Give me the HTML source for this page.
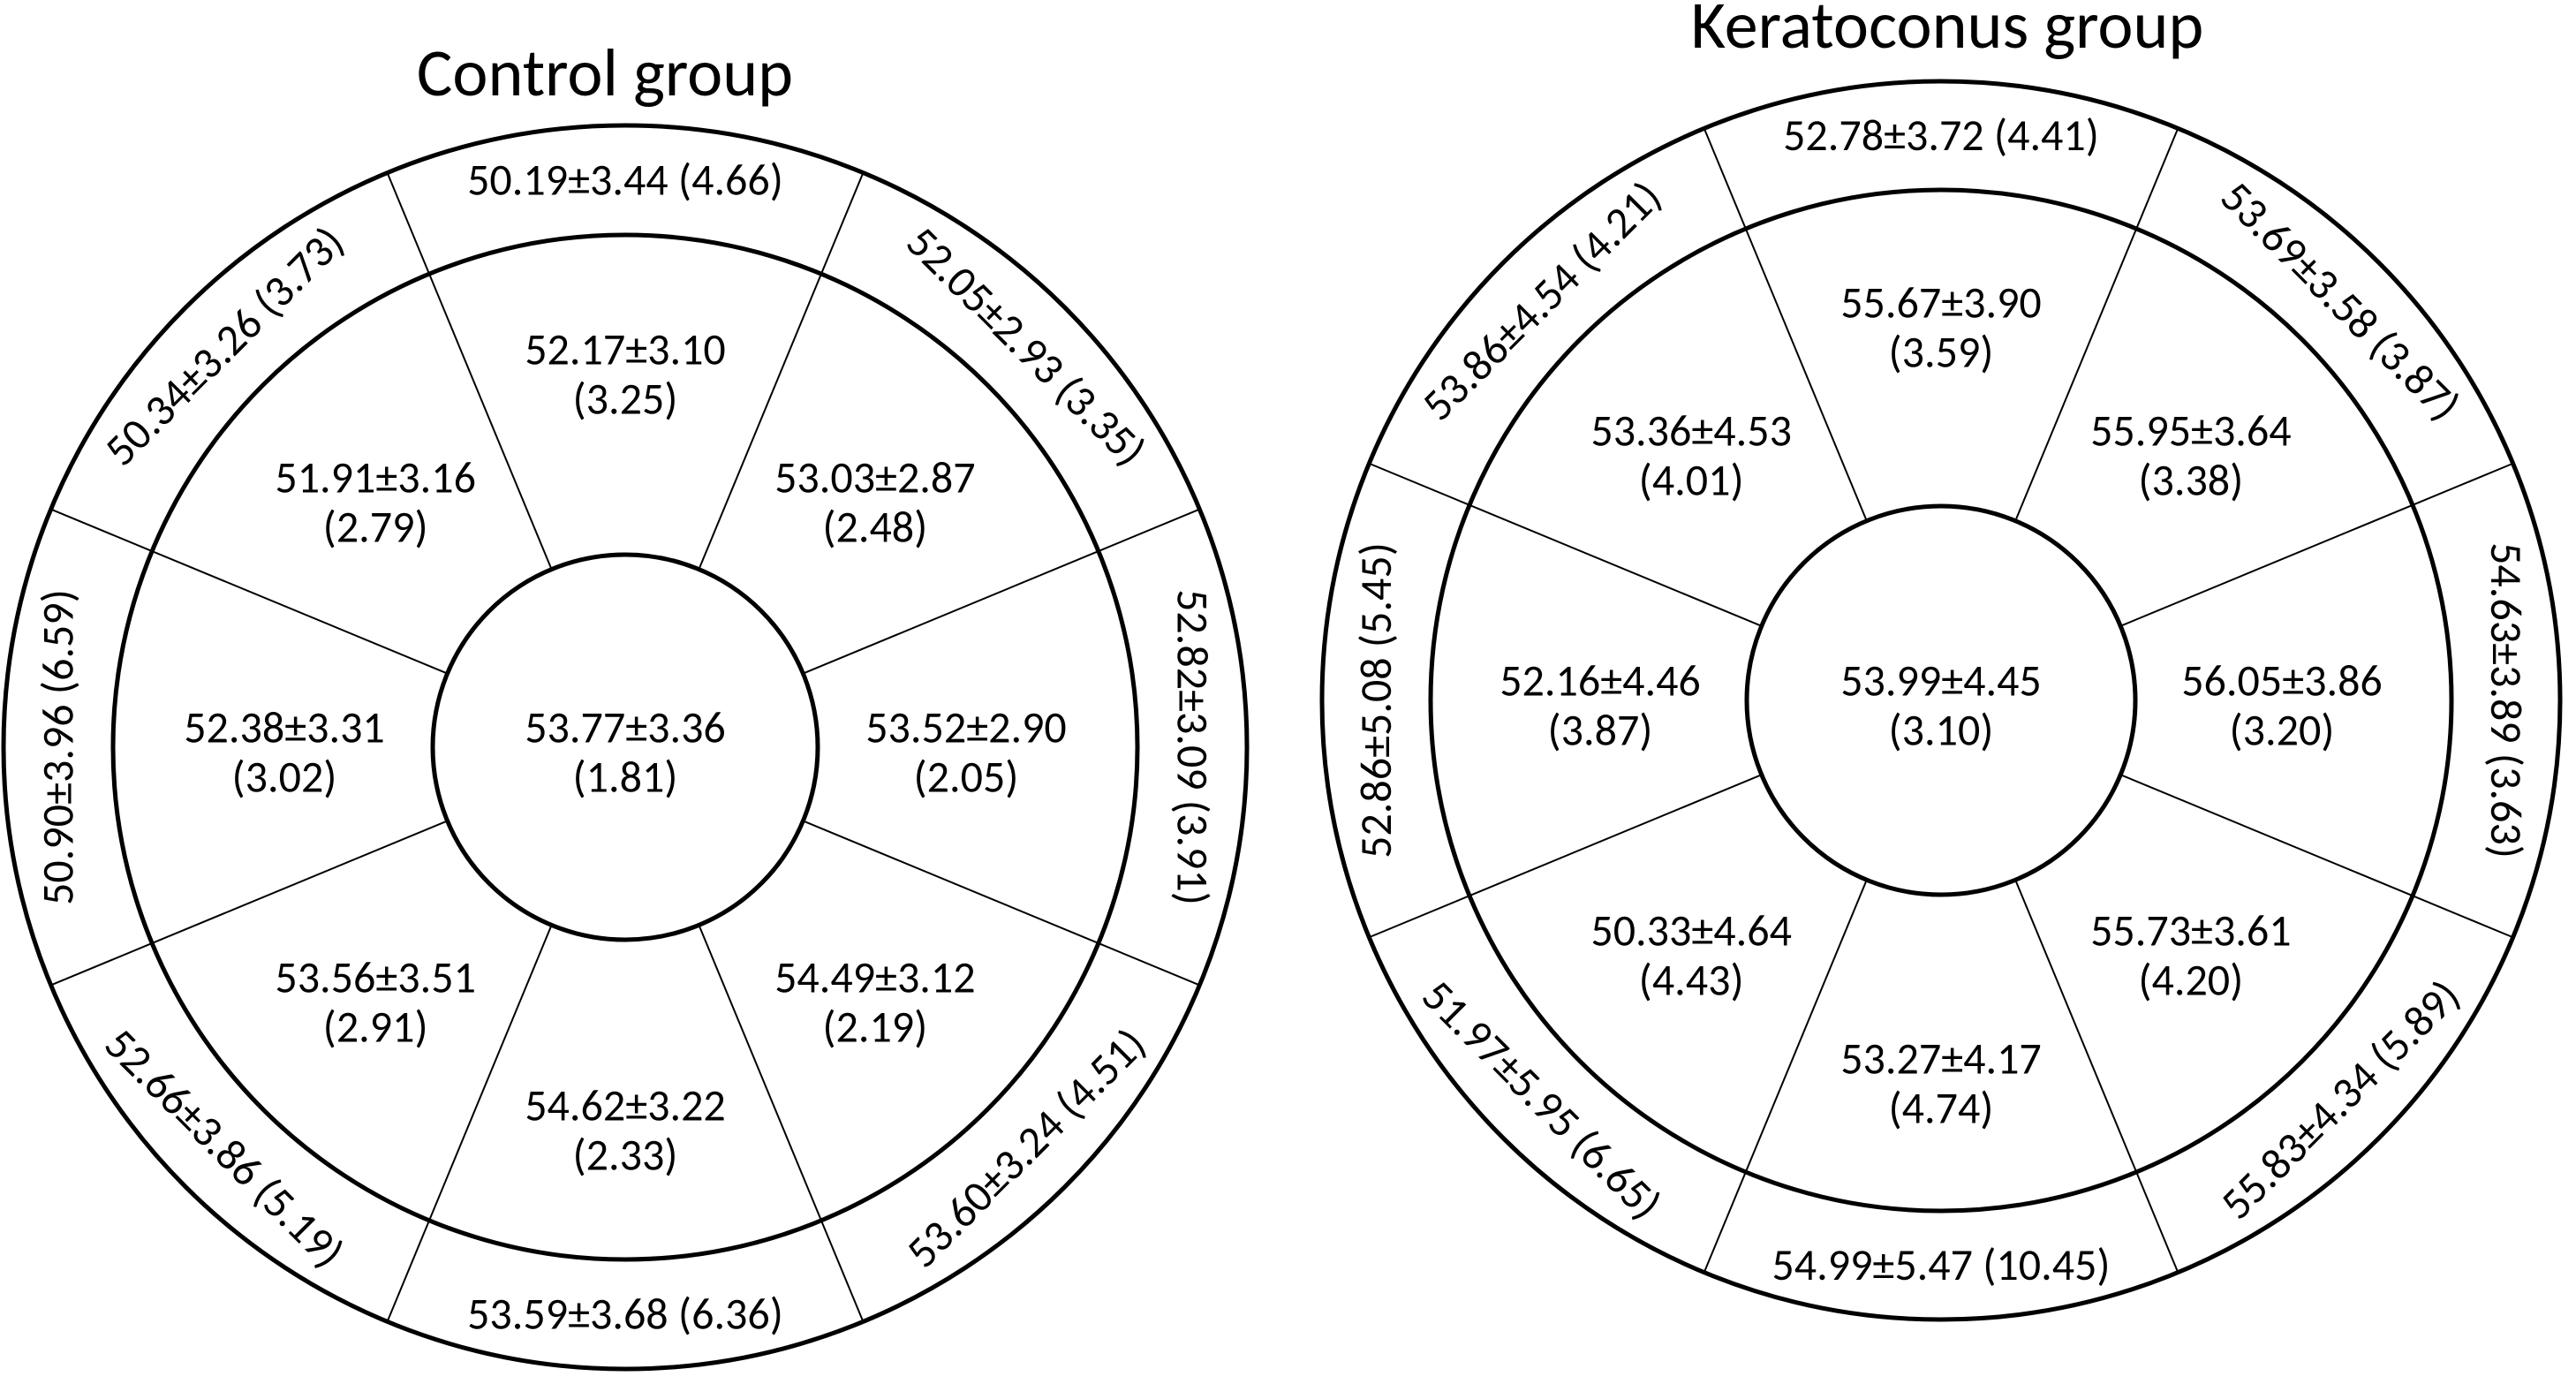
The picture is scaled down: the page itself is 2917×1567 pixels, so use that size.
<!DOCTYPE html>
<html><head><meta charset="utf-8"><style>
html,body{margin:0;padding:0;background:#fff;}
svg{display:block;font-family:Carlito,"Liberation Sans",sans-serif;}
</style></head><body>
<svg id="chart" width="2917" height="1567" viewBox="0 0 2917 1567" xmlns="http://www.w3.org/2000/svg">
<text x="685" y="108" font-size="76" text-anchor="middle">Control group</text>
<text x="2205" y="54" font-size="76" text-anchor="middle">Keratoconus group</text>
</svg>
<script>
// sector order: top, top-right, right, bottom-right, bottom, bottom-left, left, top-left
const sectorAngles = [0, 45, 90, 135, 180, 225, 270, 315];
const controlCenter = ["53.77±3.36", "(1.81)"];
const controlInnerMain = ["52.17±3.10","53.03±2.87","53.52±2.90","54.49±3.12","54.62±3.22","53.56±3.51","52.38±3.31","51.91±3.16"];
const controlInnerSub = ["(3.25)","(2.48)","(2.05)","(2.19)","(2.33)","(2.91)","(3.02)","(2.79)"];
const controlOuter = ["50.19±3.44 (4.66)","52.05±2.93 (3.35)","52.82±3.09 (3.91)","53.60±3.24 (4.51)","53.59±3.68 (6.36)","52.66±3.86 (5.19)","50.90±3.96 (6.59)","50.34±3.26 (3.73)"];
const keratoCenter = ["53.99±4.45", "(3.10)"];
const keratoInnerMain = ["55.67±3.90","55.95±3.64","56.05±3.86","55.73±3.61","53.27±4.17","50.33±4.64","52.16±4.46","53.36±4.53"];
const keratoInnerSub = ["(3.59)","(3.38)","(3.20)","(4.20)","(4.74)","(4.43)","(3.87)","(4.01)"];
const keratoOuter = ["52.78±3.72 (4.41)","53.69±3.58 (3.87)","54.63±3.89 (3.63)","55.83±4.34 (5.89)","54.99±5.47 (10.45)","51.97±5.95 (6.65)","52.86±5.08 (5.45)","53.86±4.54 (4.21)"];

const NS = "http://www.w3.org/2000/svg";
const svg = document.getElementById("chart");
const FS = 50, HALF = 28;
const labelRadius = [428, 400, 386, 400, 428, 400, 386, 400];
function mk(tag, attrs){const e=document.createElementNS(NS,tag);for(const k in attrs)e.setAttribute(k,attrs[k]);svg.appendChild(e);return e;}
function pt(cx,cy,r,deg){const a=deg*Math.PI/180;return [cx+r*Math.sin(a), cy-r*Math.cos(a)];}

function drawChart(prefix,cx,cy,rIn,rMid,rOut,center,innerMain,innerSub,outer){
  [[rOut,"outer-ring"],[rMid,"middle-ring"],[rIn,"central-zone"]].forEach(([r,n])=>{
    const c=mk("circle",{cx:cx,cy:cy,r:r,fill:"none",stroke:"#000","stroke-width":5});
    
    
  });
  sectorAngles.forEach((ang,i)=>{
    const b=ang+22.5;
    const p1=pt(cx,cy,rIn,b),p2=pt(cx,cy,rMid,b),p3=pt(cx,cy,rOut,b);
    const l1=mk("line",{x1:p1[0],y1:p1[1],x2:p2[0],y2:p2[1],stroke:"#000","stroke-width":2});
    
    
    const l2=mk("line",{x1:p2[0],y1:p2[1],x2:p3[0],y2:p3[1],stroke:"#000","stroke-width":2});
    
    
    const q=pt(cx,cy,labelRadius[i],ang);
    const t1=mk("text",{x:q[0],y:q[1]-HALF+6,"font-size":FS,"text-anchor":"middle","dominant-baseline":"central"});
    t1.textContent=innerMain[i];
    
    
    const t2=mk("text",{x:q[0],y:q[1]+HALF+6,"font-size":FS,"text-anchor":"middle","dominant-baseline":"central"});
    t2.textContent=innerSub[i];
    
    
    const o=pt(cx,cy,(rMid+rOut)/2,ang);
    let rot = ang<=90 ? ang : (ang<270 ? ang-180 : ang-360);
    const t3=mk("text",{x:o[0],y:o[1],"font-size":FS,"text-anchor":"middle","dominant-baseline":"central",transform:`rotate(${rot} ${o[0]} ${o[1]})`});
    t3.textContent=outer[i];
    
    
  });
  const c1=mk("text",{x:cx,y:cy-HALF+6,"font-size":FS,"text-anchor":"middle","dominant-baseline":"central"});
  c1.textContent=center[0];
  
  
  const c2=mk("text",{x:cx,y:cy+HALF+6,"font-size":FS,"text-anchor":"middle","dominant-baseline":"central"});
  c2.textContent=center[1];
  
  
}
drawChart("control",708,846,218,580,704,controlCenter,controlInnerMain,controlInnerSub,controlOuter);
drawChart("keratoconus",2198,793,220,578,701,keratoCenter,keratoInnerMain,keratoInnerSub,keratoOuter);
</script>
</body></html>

^^^^

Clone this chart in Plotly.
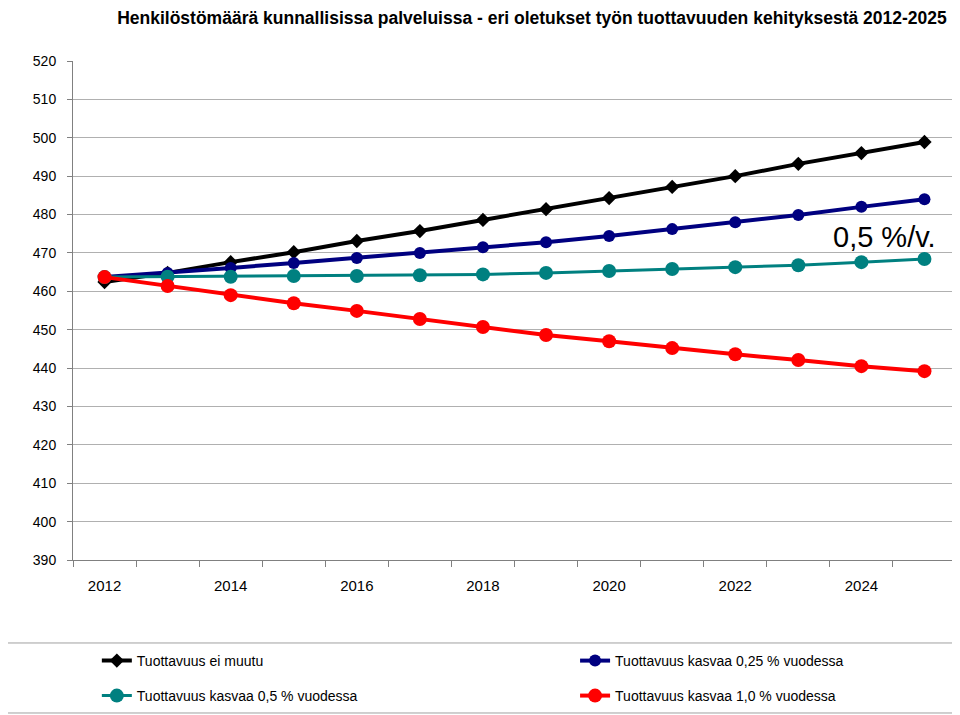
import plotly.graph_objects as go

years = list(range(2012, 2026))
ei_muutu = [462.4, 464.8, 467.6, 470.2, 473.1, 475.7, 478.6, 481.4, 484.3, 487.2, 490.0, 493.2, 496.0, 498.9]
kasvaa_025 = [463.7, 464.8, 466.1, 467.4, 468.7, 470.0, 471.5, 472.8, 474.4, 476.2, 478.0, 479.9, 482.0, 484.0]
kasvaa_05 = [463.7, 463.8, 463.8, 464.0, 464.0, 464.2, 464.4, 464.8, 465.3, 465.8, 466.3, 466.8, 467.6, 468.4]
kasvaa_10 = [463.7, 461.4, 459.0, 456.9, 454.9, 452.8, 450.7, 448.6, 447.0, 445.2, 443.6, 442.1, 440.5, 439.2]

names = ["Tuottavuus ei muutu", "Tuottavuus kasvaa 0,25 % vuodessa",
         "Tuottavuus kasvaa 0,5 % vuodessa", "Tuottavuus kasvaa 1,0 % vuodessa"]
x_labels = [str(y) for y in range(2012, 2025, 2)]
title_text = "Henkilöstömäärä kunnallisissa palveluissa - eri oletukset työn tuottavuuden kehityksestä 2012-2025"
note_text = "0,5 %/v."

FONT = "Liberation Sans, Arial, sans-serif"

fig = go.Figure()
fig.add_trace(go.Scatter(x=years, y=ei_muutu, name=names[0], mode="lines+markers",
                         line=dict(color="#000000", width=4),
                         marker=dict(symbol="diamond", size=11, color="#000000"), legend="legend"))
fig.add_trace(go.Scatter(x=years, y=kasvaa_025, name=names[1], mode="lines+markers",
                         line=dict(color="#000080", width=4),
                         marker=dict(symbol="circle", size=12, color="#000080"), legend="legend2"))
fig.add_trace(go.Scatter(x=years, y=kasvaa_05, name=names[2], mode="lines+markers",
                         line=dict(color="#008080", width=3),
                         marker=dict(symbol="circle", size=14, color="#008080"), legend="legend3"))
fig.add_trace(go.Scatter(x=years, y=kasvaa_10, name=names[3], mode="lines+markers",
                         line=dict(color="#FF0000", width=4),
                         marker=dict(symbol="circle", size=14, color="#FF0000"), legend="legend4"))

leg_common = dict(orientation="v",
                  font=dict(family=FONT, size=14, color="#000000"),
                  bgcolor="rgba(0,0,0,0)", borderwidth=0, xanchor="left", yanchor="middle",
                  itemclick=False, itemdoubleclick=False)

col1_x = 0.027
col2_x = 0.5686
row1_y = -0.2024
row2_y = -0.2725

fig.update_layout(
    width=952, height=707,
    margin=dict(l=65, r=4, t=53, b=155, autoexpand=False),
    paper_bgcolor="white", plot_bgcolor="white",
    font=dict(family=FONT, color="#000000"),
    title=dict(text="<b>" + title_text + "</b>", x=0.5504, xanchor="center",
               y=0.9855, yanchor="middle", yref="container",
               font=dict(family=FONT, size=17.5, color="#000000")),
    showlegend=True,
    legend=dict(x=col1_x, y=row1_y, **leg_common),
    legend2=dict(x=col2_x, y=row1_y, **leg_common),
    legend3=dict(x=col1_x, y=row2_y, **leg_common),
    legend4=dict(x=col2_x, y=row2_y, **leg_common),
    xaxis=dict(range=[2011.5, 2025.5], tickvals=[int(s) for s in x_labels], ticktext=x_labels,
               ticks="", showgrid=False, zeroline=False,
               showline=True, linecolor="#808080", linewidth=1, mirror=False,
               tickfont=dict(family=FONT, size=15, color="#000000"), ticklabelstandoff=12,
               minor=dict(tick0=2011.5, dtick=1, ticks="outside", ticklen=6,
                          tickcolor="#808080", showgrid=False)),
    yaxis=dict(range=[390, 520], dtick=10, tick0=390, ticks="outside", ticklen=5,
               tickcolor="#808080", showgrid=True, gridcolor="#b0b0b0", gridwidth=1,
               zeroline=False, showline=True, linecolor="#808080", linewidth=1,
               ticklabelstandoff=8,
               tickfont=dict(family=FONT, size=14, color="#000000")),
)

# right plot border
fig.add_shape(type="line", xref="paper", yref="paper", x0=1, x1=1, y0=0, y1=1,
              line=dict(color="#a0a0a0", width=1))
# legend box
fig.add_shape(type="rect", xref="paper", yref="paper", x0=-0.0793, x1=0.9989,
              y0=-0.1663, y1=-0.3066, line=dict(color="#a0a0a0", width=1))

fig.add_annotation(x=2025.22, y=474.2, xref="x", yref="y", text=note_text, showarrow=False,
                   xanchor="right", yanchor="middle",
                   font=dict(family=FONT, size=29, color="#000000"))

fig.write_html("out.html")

^^^^

Check each line of the entries for the string "this". Copy the lines that have it.

Give me the HTML source for this page.
Clone this chart in Plotly.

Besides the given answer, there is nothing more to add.